▸ Challenge
With pictures left out, retype the lines from the start of the records through the one that contains "const yLabel = 'Share of firms';".
----- Dataset extract -----
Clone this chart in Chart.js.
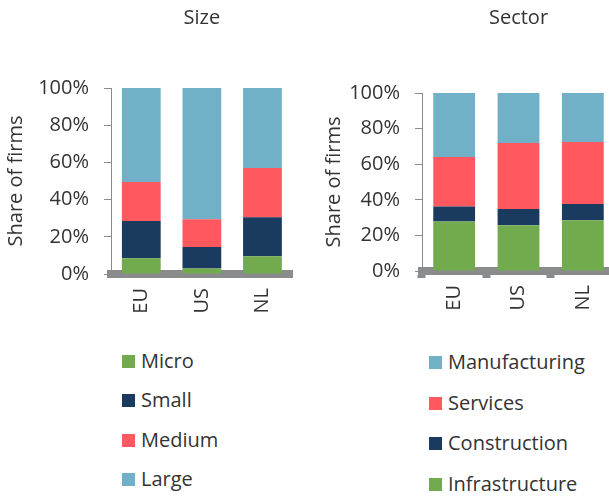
<!DOCTYPE html>
<html>
<head>
<meta charset="utf-8">
<script src="https://cdn.jsdelivr.net/npm/chart.js@4/dist/chart.umd.min.js"></script>
<style>
  html, body { margin: 0; padding: 0; background: #fff; }
  body { width: 609px; height: 497px; position: relative; overflow: hidden; font-family: "Open Sans", sans-serif; }
  canvas { position: absolute; top: 0; }
  #c1 { left: 0; }
  #c2 { left: 318px; }
  .leg { position: absolute; font-size: 20px; color: #333; white-space: nowrap; line-height: 24px; height: 24px; }
  .leg span.box { position: absolute; left: 0; top: 5px; width: 13px; height: 13px; }
  .leg span.txt { position: absolute; left: 19px; top: -1px; }
</style>
</head>
<body>
<canvas id="c1" width="302" height="330"></canvas>
<canvas id="c2" width="297" height="330"></canvas>
<div id="leg1"></div>
<div id="leg2"></div>
<script>
// ---- Data ----
const categories = ['EU', 'US', 'NL'];
const yTicks = [0, 20, 40, 60, 80, 100];

// Size panel (% of firms)
const micro  = [8.5, 3.0, 9.5];
const small  = [20.0, 11.5, 21.0];
const medium = [21.0, 15.0, 26.5];
const large  = [50.5, 70.5, 43.0];

// Sector panel (% of firms)
const infrastructure = [27.8, 25.7, 28.5];
const construction   = [8.5, 9.1, 9.1];
const services       = [27.7, 37.1, 34.9];
const manufacturing  = [36.0, 28.1, 27.5];

const sizeTitle = 'Size';
const sectorTitle = 'Sector';
const yLabel = 'Share of firms';

// ---- Styles ----
const GREEN = '#72ab4d', NAVY = '#1b3a5f', RED = '#ff585e', BLUE = '#71b1c8', GREY = '#898b8d', TXT = '#333333';
const FONT = "'Open Sans', sans-serif";
Chart.defaults.font.family = FONT;
Chart.defaults.font.size = 20;
Chart.defaults.color = TXT;

function ds(label, data, color, bp) {
  return { label, data, backgroundColor: color, borderWidth: 0, barPercentage: bp, categoryPercentage: 1.0 };
}

function makeOptions(title, titleBottom, yWidth, xHeight, rightPanel) {
  return {
    responsive: false,
    animation: false,
    devicePixelRatio: 1,
    layout: { padding: 0 },
    plugins: {
      legend: { display: false },
      tooltip: { enabled: false },
      title: {
        display: true, text: title, fullSize: false,
        font: { size: 20, weight: 'normal', family: FONT }, color: TXT,
        padding: { top: 6, bottom: titleBottom }
      }
    },
    scales: {
      x: {
        stacked: true,
        grid: rightPanel
          ? { display: true, drawOnChartArea: false, drawTicks: true, tickLength: 7, tickWidth: 8, tickColor: GREY, color: GREY }
          : { display: false, drawTicks: false, tickLength: 0 },
        border: { display: true, color: GREY, width: 8 },
        ticks: { minRotation: 90, maxRotation: 90, padding: rightPanel ? 7 : 14, font: { size: 20 }, color: TXT },
        afterFit: (s) => { s.height = xHeight; }
      },
      y: {
        stacked: true, min: 0, max: 100,
        afterBuildTicks: (s) => { s.ticks = yTicks.map(v => ({ value: v })); },
        grid: { display: true, drawOnChartArea: false, drawTicks: true, tickLength: 7, color: GREY, lineWidth: 1 },
        border: { display: true, color: GREY, width: 1 },
        ticks: { padding: 15, font: { size: 20 }, color: TXT, callback: (v) => v + '%' },
        title: { display: true, text: yLabel, font: { size: 20 }, color: TXT, padding: { top: 4, bottom: 4 } },
        afterFit: (s) => { s.width = yWidth; }
      }
    }
  };
}

const chart1 = new Chart(document.getElementById('c1'), {
  type: 'bar',
  data: {
    labels: categories,
    datasets: [
      ds('Micro', micro, GREEN, 0.64),
      ds('Small', small, NAVY, 0.64),
      ds('Medium', medium, RED, 0.64),
      ds('Large', large, BLUE, 0.64)
    ]
  },
  options: makeOptions(sizeTitle, 58, 111, 56, false)
});

const chart2 = new Chart(document.getElementById('c2'), {
  type: 'bar',
  data: {
    labels: categories,
    datasets: [
      ds('Infrastructure', infrastructure, GREEN, 0.65),
      ds('Construction', construction, NAVY, 0.65),
      ds('Services', services, RED, 0.65),
      ds('Manufacturing', manufacturing, BLUE, 0.65)
    ]
  },
  options: makeOptions(sectorTitle, 63, 104, 59, true)
});

// ---- HTML legends built from the chart datasets ----
function buildLegend(el, chart, left, top0, step, reverse) {
  let items = chart.data.datasets.map(d => ({ label: d.label, color: d.backgroundColor }));
  if (reverse) items = items.reverse();
  items.forEach((it, i) => {
    const div = document.createElement('div');
    div.className = 'leg';
    div.style.left = left + 'px';
    div.style.top = (top0 + i * step) + 'px';
    const b = document.createElement('span'); b.className = 'box'; b.style.background = it.color;
    const t = document.createElement('span'); t.className = 'txt'; t.textContent = it.label;
    div.appendChild(b); div.appendChild(t);
    el.appendChild(div);
  });
}
buildLegend(document.getElementById('leg1'), chart1, 122, 350, 39.3, false);
buildLegend(document.getElementById('leg2'), chart2, 429, 351, 40.7, true);
</script>
</body>
</html>
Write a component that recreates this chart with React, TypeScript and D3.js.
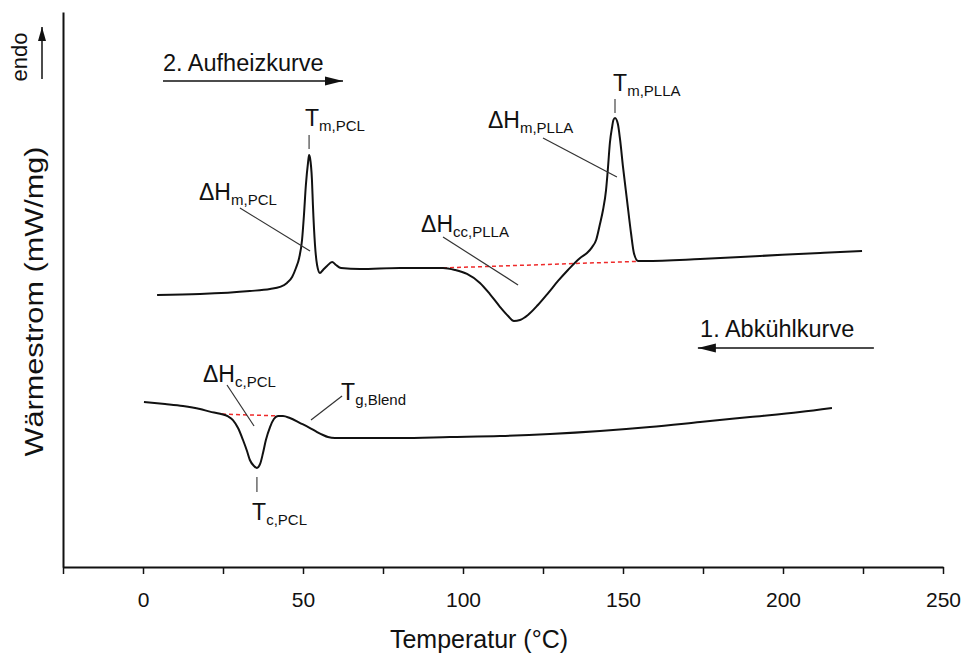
import React, { useEffect, useRef } from "react";
import * as d3 from "d3";

const width = 963;
const height = 659;
const margin = { top: 12, right: 20, bottom: 92, left: 63 };
const font = "'Liberation Sans', Arial, Helvetica, sans-serif";

// x axis: temperature in °C, ticks every 25, labels every 50
const xTicks = [-25, 0, 25, 50, 75, 100, 125, 150, 175, 200, 225, 250];
const xLabelStep = 50;

// 2. Aufheizkurve (temperature, heat flow in arbitrary units, endo up)
const heatingCurve: [number, number][] = [
  [4.4, 2.45], [17.8, 2.459], [33.4, 2.486], [39.7, 2.505], [42.8, 2.523],
  [45.0, 2.559], [46.6, 2.613], [47.8, 2.694], [48.8, 2.784], [49.7, 2.946],
  [50.3, 3.171], [50.9, 3.441], [51.6, 3.649], [51.9, 3.712], [52.2, 3.685],
  [52.8, 3.486], [53.1, 3.261], [53.75, 2.901], [54.4, 2.721], [55.3, 2.649],
  [56.25, 2.676], [57.5, 2.712], [59.1, 2.748], [60.3, 2.721], [61.9, 2.694],
  [67.8, 2.685], [80.3, 2.694], [93.75, 2.694], [97.5, 2.676], [101.25, 2.64],
  [105.3, 2.559], [108.4, 2.459], [111.6, 2.342], [114.1, 2.261], [115.9, 2.216],
  [117.8, 2.225], [120.3, 2.27], [123.4, 2.36], [126.6, 2.468], [129.7, 2.577],
  [132.8, 2.676], [136.6, 2.784], [138.75, 2.829], [140.3, 2.88], [141.6, 2.946],
  [142.8, 3.09], [143.75, 3.216], [144.7, 3.396], [145.3, 3.595], [145.9, 3.82],
  [146.6, 3.964], [147.0, 4.027], [147.5, 4.045], [148.4, 3.991], [149.1, 3.847],
  [150.0, 3.604], [151.25, 3.306], [152.5, 3.009], [153.4, 2.829], [154.7, 2.757],
  [156.9, 2.757], [174.1, 2.775], [192.8, 2.802], [211.6, 2.829], [224.7, 2.847],
];

// 1. Abkühlkurve
const coolingCurve: [number, number][] = [
  [0.3, 1.486], [6.9, 1.468], [12.5, 1.45], [17.8, 1.423], [20.9, 1.4],
  [24.1, 1.38], [26.6, 1.356], [28.1, 1.324], [29.7, 1.252], [31.25, 1.144],
  [32.5, 1.045], [33.4, 0.964], [34.7, 0.91], [35.6, 0.892], [36.6, 0.928],
  [37.5, 1.027], [38.4, 1.144], [39.7, 1.261], [40.9, 1.333], [42.2, 1.36],
  [43.75, 1.36], [45.9, 1.342], [49.1, 1.297], [52.2, 1.252], [54.4, 1.216],
  [56.25, 1.189], [57.8, 1.171], [60, 1.162], [64.7, 1.162], [80.3, 1.162],
  [95.9, 1.171], [111.6, 1.18], [127.2, 1.198], [142.8, 1.225], [158.4, 1.261],
  [174.1, 1.306], [189.7, 1.351], [205.3, 1.396], [215.3, 1.432],
];

// integration baselines (red dashed)
const baselines: [number, number][][] = [
  [[93.75, 2.694], [158.4, 2.757]],
  [[24.7, 1.378], [43.4, 1.36]],
];

// labels with a short vertical tick pointing at the peak
const peakLabels = [
  { main: "T", sub: "m,PCL", at: [50.6, 3.973], tick: [51.9, 3.892, 3.766] },
  { main: "T", sub: "m,PLLA", at: [146.9, 4.288], tick: [147.5, 4.216, 4.09] },
  { main: "T", sub: "c,PCL", at: [34.1, 0.423], tick: [35.6, 0.811, 0.676] },
];

// labels with a leader line
const leaderLabels = [
  { main: "ΔH", sub: "m,PCL", at: [17.5, 3.306], from: [30.3, 3.234], to: [52.2, 2.847] },
  { main: "ΔH", sub: "m,PLLA", at: [107.8, 3.955], from: [125, 3.865], to: [148.1, 3.514] },
  { main: "ΔH", sub: "cc,PLLA", at: [86.9, 3.018], from: [93.75, 2.973], to: [117.2, 2.541] },
  { main: "ΔH", sub: "c,PCL", at: [18.75, 1.667], from: [26.25, 1.64], to: [34.7, 1.27] },
  { main: "T", sub: "g,Blend", at: [61.9, 1.505], from: [62.2, 1.541], to: [52.5, 1.324] },
];

// scan direction arrows
const directions = [
  { text: "2. Aufheizkurve", at: [6.25, 4.468], arrow: [6.25, 62.5, 4.378] },
  { text: "1. Abkühlkurve", at: [174.1, 2.072], arrow: [228.4, 173.4, 1.973] },
];

export default function App() {
  const xAxisRef = useRef<SVGGElement>(null);
  const yAxisRef = useRef<SVGGElement>(null);
  const innerH = height - margin.top - margin.bottom;

  const x = d3.scaleLinear().domain([-25, 250]).range([margin.left, width - margin.right]);
  const y = d3.scaleLinear().domain([0, 5]).range([height - margin.bottom, margin.top]);

  const line = d3
    .line<[number, number]>()
    .x((d) => x(d[0]))
    .y((d) => y(d[1]))
    .curve(d3.curveMonotoneX);

  useEffect(() => {
    const gx = d3.select(xAxisRef.current!);
    gx.call(
      d3
        .axisBottom(x)
        .tickValues(xTicks)
        .tickSize(7)
        .tickSizeOuter(0)
        .tickPadding(18)
        .tickFormat((d) => ((d as number) % xLabelStep === 0 ? String(d) : ""))
    );
    gx.select(".domain").attr("stroke-width", 2).attr("stroke", "#111");
    gx.selectAll(".tick line").attr("stroke-width", 1.5).attr("stroke", "#111");
    gx.selectAll("text").attr("font-size", 21).attr("font-family", font).attr("fill", "#111");

    const gy = d3.select(yAxisRef.current!);
    gy.call(d3.axisLeft(y).tickValues([]).tickSizeOuter(0));
    gy.select(".domain").attr("stroke-width", 2).attr("stroke", "#111");
  }, []);

  return (
    <svg
      width={width}
      height={height}
      style={{ position: "absolute", left: 0, top: 0, background: "#fff" }}
      fontFamily={font}
    >
      <defs>
        <marker id="head" markerUnits="userSpaceOnUse" markerWidth={19} markerHeight={10}
          refX={18} refY={5} orient="auto">
          <path d="M0,0.5 L18,5 L0,9.5 Z" fill="#111" />
        </marker>
        <marker id="headSmall" markerUnits="userSpaceOnUse" markerWidth={15} markerHeight={9}
          refX={14} refY={4.5} orient="auto">
          <path d="M0,0.5 L14,4.5 L0,8.5 Z" fill="#111" />
        </marker>
      </defs>

      <g ref={xAxisRef} transform={`translate(0,${height - margin.bottom})`} />
      <g ref={yAxisRef} transform={`translate(${margin.left},0)`} />

      <text x={x(105)} y={648} textAnchor="middle" fontSize={25} fill="#111">
        Temperatur (°C)
      </text>
      <text transform={`translate(43,${margin.top + innerH / 2 + 12}) rotate(-90)`}
        textAnchor="middle" fontSize={25} textLength={310} lengthAdjust="spacingAndGlyphs" fill="#111">
        Wärmestrom (mW/mg)
      </text>
      <text transform="translate(27,57) rotate(-90)" textAnchor="middle" fontSize={22} fill="#111">
        endo
      </text>
      <line x1={42} y1={79} x2={42} y2={27} stroke="#111" strokeWidth={1.5} markerEnd="url(#headSmall)" />

      {baselines.map((b, i) => (
        <path key={i} d={line(b)!} fill="none" stroke="#ee2a2a" strokeWidth={1.5} strokeDasharray="4,3" />
      ))}

      <path d={line(heatingCurve)!} fill="none" stroke="#111" strokeWidth={2} />
      <path d={line(coolingCurve)!} fill="none" stroke="#111" strokeWidth={2} />

      {directions.map((d) => (
        <g key={d.text}>
          <text x={x(d.at[0])} y={y(d.at[1])} fontSize={23.5} fill="#111">{d.text}</text>
          <line x1={x(d.arrow[0])} x2={x(d.arrow[1])} y1={y(d.arrow[2])} y2={y(d.arrow[2])}
            stroke="#111" strokeWidth={1.5} markerEnd="url(#head)" />
        </g>
      ))}

      {peakLabels.map((p) => (
        <g key={p.sub}>
          <text x={x(p.at[0])} y={y(p.at[1])} fontSize={23} fill="#111">
            {p.main}
            <tspan dy={5} fontSize={15}>{p.sub}</tspan>
          </text>
          <line x1={x(p.tick[0])} x2={x(p.tick[0])} y1={y(p.tick[1])} y2={y(p.tick[2])}
            stroke="#444" strokeWidth={1.2} />
        </g>
      ))}

      {leaderLabels.map((p) => (
        <g key={p.sub}>
          <text x={x(p.at[0])} y={y(p.at[1])} fontSize={23} fill="#111">
            {p.main}
            <tspan dy={5} fontSize={15}>{p.sub}</tspan>
          </text>
          <line x1={x(p.from[0])} y1={y(p.from[1])} x2={x(p.to[0])} y2={y(p.to[1])}
            stroke="#333" strokeWidth={1.2} />
        </g>
      ))}
    </svg>
  );
}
-----
▸ Result for this exercise
Clone this chart in Chart.js.
<!DOCTYPE html>
<html>
<head>
<meta charset="utf-8">
<script src="https://cdn.jsdelivr.net/npm/chart.js@4/dist/chart.umd.min.js"></script>
<style>
  html, body { margin: 0; padding: 0; background: #fff; }
  body { width: 609px; height: 497px; position: relative; overflow: hidden; font-family: "Open Sans", sans-serif; }
  canvas { position: absolute; top: 0; }
  #c1 { left: 0; }
  #c2 { left: 318px; }
  .leg { position: absolute; font-size: 20px; color: #333; white-space: nowrap; line-height: 24px; height: 24px; }
  .leg span.box { position: absolute; left: 0; top: 5px; width: 13px; height: 13px; }
  .leg span.txt { position: absolute; left: 19px; top: -1px; }
</style>
</head>
<body>
<canvas id="c1" width="302" height="330"></canvas>
<canvas id="c2" width="297" height="330"></canvas>
<div id="leg1"></div>
<div id="leg2"></div>
<script>
// ---- Data ----
const categories = ['EU', 'US', 'NL'];
const yTicks = [0, 20, 40, 60, 80, 100];

// Size panel (% of firms)
const micro  = [8.5, 3.0, 9.5];
const small  = [20.0, 11.5, 21.0];
const medium = [21.0, 15.0, 26.5];
const large  = [50.5, 70.5, 43.0];

// Sector panel (% of firms)
const infrastructure = [27.8, 25.7, 28.5];
const construction   = [8.5, 9.1, 9.1];
const services       = [27.7, 37.1, 34.9];
const manufacturing  = [36.0, 28.1, 27.5];

const sizeTitle = 'Size';
const sectorTitle = 'Sector';
const yLabel = 'Share of firms';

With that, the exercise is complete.